YOUR OBJECTIVE: Scan the material that follows. Copy every line containing the word "React".

━━━━━━━━━━━━━━━━━━━━━━━━━━━━━━

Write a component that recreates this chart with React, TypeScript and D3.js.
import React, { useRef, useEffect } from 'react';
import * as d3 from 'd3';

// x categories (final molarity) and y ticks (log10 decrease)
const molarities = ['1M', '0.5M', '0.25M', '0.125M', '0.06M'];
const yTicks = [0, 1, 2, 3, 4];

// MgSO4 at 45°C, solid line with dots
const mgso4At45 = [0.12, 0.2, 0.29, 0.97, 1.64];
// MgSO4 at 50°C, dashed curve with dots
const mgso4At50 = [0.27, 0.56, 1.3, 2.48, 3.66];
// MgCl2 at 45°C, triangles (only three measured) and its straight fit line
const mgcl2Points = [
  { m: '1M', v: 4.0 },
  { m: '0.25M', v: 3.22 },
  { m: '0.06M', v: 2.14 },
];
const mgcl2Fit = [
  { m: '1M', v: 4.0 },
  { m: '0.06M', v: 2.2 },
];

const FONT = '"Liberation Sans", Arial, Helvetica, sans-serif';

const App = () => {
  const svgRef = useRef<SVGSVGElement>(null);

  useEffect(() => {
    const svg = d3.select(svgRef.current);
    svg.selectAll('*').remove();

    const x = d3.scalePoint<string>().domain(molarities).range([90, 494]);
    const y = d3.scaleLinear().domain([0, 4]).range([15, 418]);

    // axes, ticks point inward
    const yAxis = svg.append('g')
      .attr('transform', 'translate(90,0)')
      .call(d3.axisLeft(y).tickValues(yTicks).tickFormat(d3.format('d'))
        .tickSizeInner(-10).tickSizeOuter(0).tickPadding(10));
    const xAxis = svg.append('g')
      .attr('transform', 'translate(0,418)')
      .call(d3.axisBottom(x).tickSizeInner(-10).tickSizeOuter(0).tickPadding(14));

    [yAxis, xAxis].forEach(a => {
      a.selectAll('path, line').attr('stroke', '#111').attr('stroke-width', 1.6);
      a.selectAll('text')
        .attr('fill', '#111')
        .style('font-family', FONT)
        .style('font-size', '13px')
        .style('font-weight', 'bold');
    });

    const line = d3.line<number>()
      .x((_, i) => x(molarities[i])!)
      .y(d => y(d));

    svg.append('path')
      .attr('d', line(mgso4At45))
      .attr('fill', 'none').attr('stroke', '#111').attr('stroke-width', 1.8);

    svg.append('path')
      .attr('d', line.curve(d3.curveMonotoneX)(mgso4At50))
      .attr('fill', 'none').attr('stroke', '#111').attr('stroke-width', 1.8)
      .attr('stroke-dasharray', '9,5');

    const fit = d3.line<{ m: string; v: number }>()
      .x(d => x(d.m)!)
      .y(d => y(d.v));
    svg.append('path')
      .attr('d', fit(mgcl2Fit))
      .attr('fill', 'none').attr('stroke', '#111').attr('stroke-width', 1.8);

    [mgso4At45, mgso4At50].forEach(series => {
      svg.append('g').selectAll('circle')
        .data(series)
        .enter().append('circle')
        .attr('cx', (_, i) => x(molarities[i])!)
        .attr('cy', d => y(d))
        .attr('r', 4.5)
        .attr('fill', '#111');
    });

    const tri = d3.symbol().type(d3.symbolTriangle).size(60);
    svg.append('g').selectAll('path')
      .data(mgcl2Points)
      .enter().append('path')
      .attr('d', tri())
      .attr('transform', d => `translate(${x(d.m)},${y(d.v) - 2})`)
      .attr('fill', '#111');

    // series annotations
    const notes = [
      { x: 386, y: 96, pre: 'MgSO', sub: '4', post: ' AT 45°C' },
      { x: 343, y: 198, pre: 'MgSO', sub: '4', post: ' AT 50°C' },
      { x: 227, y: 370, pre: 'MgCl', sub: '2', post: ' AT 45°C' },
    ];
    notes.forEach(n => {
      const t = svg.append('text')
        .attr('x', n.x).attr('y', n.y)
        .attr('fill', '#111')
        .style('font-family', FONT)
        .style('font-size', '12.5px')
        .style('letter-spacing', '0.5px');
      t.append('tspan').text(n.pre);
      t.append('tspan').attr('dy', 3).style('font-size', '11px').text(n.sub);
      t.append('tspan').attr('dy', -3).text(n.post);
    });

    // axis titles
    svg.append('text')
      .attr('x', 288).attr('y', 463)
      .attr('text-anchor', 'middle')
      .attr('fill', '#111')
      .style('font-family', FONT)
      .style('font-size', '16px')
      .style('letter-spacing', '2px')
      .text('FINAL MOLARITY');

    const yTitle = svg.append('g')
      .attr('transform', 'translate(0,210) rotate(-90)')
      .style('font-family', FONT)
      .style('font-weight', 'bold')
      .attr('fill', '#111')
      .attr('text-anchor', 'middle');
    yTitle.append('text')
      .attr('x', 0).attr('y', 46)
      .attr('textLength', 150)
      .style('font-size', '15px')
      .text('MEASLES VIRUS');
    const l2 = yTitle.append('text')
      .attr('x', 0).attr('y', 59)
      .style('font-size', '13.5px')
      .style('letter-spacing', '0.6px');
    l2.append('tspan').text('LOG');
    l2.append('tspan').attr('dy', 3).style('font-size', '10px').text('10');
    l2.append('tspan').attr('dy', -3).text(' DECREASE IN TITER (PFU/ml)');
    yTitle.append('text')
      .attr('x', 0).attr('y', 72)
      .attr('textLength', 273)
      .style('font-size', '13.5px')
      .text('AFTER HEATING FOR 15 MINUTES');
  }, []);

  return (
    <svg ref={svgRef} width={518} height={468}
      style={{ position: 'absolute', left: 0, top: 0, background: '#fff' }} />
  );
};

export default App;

━━━━━━━━━━━━━━━━━━━━━━━━━━━━━━

EXERCISE OUTPUT:
Write a component that recreates this chart with React, TypeScript and D3.js.
import React, { useRef, useEffect } from 'react';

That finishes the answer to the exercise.